Commenting on reports coming in overnight and this morning from officials and reps, RMT general secretary Bob Crow said that the overwhelming rejection of the employers' pay offer had galvanised members into united and determined action.
"Our North Sea members' action is 100 per cent solid this morning," Bob Crow said.
"Every vessel operated by the signatories to the agreement is either in port or heading for port, and there are no diving support vessels operational in the North Sea
"Members on vessels as far afield as Singapore, the Canaries and Egypt have also joined the strike, and members have also walked out of training courses in Norway.
"We have been assured of complete support by our Norwegian union colleagues, and have received welcome offers of solidarity from the International Transport Workers' Federation and its affiliates.
"The mood is one of complete determination, and we will be holding a mass meeting of members in Aberdeen on Friday further to co-ordinate our strike efforts and to update members on any developments.
"The employers should now be in no doubt that our members are determined to reverse the decades of pay erosion and to win an acceptable pay award, and we are ready to talk with them at any time," Bob Crow said.
Divers strike after deal rejected
BBC News: 1 November 2006
About 900 North Sea divers and support personnel have begun an indefinite strike after rejecting the latest pay offer from employers.
The union says divers are carrying out dangerous work
Members of the RMT union voted against the new three-year deal by 516 to 240 in a poll that closed at noon.
The offer, recommended by union bosses, promised a 20% increase immediately, plus another 5% from April next year.

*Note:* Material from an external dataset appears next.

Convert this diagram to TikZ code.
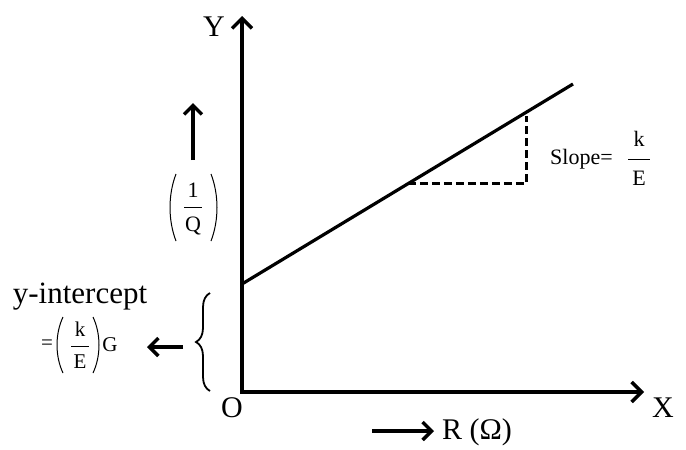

There has been concern that any strike action would bring chaos to parts of the UK oil and gas sector.
The RMT said divers were carrying out probably the most dangerous job in the North Sea.
"Our members have now made it quite clear the offer on the table falls short of their aspirations" - Bob Crow, RMT union
They descend to depths of up to 130ft in freezing waters, carrying out installation and maintenance work on wells and pipelines.

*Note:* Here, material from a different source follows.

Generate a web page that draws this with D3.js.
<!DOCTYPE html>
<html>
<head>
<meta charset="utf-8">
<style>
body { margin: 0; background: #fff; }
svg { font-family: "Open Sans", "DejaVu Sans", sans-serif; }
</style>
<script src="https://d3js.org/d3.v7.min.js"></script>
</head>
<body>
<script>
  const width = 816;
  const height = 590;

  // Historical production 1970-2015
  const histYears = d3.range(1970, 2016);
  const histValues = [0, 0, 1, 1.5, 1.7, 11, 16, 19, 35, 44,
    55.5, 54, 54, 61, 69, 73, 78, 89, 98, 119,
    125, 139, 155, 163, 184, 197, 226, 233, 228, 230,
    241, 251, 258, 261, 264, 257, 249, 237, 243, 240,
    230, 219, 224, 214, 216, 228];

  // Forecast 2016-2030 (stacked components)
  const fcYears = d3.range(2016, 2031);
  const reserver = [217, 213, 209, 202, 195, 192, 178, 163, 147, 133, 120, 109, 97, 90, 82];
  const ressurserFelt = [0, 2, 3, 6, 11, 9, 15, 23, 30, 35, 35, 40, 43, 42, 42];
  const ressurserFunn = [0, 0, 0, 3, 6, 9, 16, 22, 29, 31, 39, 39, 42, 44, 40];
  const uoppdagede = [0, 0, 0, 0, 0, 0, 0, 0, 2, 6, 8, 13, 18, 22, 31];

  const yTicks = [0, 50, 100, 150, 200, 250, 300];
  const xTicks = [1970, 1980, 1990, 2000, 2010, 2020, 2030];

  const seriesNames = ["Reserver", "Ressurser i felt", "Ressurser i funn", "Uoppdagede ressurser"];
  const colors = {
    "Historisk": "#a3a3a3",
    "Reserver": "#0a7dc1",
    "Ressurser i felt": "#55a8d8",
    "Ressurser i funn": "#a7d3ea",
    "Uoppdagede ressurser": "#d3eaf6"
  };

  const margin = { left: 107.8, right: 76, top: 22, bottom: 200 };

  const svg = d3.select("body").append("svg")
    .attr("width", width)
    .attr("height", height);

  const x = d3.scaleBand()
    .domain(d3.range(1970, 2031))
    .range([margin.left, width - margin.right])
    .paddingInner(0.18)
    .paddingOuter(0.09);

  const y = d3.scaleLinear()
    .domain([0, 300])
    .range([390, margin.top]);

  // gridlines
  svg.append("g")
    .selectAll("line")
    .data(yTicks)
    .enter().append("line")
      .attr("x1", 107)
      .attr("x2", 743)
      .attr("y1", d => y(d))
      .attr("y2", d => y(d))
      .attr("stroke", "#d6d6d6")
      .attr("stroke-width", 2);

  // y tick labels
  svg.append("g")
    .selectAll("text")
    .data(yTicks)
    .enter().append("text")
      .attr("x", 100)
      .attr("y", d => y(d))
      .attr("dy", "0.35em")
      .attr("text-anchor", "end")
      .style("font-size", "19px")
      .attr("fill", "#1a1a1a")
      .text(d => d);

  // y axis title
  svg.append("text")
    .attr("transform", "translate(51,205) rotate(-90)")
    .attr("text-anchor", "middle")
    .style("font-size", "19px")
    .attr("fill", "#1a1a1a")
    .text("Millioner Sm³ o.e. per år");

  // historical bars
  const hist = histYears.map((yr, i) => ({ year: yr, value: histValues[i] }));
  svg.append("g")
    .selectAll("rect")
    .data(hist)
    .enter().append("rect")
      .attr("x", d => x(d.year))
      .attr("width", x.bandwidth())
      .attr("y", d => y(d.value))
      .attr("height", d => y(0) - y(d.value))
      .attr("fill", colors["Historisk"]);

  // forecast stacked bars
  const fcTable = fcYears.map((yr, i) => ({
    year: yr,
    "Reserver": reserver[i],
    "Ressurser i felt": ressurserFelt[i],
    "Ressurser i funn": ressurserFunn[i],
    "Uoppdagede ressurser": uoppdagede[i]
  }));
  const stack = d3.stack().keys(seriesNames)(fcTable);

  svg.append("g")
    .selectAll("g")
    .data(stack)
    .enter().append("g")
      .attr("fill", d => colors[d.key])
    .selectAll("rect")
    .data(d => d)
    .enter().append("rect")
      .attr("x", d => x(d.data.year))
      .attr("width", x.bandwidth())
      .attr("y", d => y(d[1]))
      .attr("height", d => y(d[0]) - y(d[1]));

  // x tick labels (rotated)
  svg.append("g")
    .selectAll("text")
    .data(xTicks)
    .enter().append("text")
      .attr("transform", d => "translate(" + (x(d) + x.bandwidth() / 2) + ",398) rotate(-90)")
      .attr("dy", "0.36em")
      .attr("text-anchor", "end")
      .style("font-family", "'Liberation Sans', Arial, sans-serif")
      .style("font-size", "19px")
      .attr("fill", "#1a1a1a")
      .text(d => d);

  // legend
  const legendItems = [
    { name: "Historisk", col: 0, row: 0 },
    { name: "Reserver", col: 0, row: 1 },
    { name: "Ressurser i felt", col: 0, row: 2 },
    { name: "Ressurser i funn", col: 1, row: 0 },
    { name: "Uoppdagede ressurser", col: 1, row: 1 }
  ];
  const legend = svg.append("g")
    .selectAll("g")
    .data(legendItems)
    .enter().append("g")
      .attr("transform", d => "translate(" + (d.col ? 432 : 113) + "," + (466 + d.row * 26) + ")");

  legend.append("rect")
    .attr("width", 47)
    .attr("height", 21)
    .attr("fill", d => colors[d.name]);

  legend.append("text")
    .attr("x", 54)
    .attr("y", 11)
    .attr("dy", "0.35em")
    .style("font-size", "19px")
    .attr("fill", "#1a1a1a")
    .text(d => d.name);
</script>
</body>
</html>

The latest poll followed a ballot in September on an earlier pay deal.
The RMT said the walkout would continue for as long as it took for employers to come back with a better deal.
The union's general secretary Bob Crow said: "This result shows just how angry RMT diving personnel have become after 20 years of pay erosion.

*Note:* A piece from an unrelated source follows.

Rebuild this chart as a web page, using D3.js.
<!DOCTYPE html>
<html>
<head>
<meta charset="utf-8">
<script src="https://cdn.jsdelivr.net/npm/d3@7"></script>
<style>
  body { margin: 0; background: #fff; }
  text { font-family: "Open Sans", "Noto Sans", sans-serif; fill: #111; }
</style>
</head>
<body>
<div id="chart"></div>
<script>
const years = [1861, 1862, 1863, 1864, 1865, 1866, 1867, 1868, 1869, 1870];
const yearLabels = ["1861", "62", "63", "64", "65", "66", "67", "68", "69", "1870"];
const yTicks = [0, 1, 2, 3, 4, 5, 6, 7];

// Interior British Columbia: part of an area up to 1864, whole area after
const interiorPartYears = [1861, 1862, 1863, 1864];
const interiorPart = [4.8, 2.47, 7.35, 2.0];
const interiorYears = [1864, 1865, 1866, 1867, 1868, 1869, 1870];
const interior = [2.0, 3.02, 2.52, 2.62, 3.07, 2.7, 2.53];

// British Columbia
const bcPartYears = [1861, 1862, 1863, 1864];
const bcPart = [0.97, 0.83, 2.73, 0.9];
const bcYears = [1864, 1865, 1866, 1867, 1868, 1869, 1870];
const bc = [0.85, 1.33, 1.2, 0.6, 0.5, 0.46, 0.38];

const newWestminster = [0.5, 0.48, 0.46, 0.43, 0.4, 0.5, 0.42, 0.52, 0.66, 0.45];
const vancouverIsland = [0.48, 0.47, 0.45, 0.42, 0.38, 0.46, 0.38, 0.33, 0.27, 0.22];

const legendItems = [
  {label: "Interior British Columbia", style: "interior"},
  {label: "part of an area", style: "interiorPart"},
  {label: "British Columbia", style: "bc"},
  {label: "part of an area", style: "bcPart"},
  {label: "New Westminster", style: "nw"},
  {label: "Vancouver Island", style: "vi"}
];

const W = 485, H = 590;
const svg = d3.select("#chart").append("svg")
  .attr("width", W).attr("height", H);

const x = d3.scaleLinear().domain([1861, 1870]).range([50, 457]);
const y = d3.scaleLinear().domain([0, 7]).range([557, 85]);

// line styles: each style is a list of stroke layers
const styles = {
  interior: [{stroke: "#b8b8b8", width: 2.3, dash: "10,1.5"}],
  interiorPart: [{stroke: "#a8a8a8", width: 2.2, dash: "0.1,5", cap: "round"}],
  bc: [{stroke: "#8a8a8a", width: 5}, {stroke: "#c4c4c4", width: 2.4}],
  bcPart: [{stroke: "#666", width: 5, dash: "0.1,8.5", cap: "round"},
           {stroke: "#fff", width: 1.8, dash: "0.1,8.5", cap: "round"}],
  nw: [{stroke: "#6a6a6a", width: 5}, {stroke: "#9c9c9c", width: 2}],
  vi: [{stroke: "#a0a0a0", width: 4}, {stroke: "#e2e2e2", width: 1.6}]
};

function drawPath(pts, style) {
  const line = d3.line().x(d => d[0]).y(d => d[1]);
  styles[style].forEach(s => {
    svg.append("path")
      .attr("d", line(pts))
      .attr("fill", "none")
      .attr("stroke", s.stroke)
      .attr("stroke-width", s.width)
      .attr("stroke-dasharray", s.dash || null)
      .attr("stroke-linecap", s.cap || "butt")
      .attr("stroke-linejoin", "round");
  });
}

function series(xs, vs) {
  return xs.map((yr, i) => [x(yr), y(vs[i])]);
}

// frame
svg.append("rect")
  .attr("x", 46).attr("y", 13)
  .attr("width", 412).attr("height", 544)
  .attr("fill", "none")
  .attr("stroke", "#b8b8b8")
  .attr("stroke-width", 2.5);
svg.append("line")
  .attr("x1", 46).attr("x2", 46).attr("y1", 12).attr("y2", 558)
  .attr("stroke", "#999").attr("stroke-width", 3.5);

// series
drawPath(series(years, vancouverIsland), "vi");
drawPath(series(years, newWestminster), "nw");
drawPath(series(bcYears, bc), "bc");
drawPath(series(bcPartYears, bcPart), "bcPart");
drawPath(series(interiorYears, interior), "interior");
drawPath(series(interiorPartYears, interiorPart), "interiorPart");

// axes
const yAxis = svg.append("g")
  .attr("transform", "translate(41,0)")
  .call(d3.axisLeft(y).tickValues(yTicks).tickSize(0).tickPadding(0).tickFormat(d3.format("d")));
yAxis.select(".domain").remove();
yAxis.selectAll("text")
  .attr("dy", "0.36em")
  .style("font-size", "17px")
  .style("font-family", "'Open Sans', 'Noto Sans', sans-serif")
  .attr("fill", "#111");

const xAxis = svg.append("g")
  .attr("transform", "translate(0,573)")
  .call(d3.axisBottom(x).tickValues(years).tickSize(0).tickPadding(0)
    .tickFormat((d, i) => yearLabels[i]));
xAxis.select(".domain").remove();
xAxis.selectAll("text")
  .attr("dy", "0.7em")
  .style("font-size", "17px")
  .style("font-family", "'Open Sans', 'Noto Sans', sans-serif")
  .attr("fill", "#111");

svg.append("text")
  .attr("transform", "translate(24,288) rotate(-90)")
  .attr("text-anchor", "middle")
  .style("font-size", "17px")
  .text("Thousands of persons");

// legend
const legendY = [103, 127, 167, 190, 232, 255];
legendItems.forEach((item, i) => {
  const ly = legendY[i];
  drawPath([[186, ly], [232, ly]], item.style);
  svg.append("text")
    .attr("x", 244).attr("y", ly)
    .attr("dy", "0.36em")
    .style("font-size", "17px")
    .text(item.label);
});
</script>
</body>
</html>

"North Sea divers do a particularly difficult job in a hazardous industry, yet over two decades their earnings have slipped by 20% in the average pay tables, while the oil and gas companies have been raking in super-profits.
"Our members have now made it quite clear the offer on the table falls short of their aspirations and they will therefore be on strike from a minute after midnight."
A spokesman for the United Kingdom Offshore Operators Association (UKOOA) said: "We are disappointed that the divers have rejected the latest substantial pay offer despite their union's recommendation to accept it.
"We sincerely hope that the strike will have no effect on North Sea production, although the winter period is a quiet time for diving activity because of the seasonal nature of the work on account of the weather."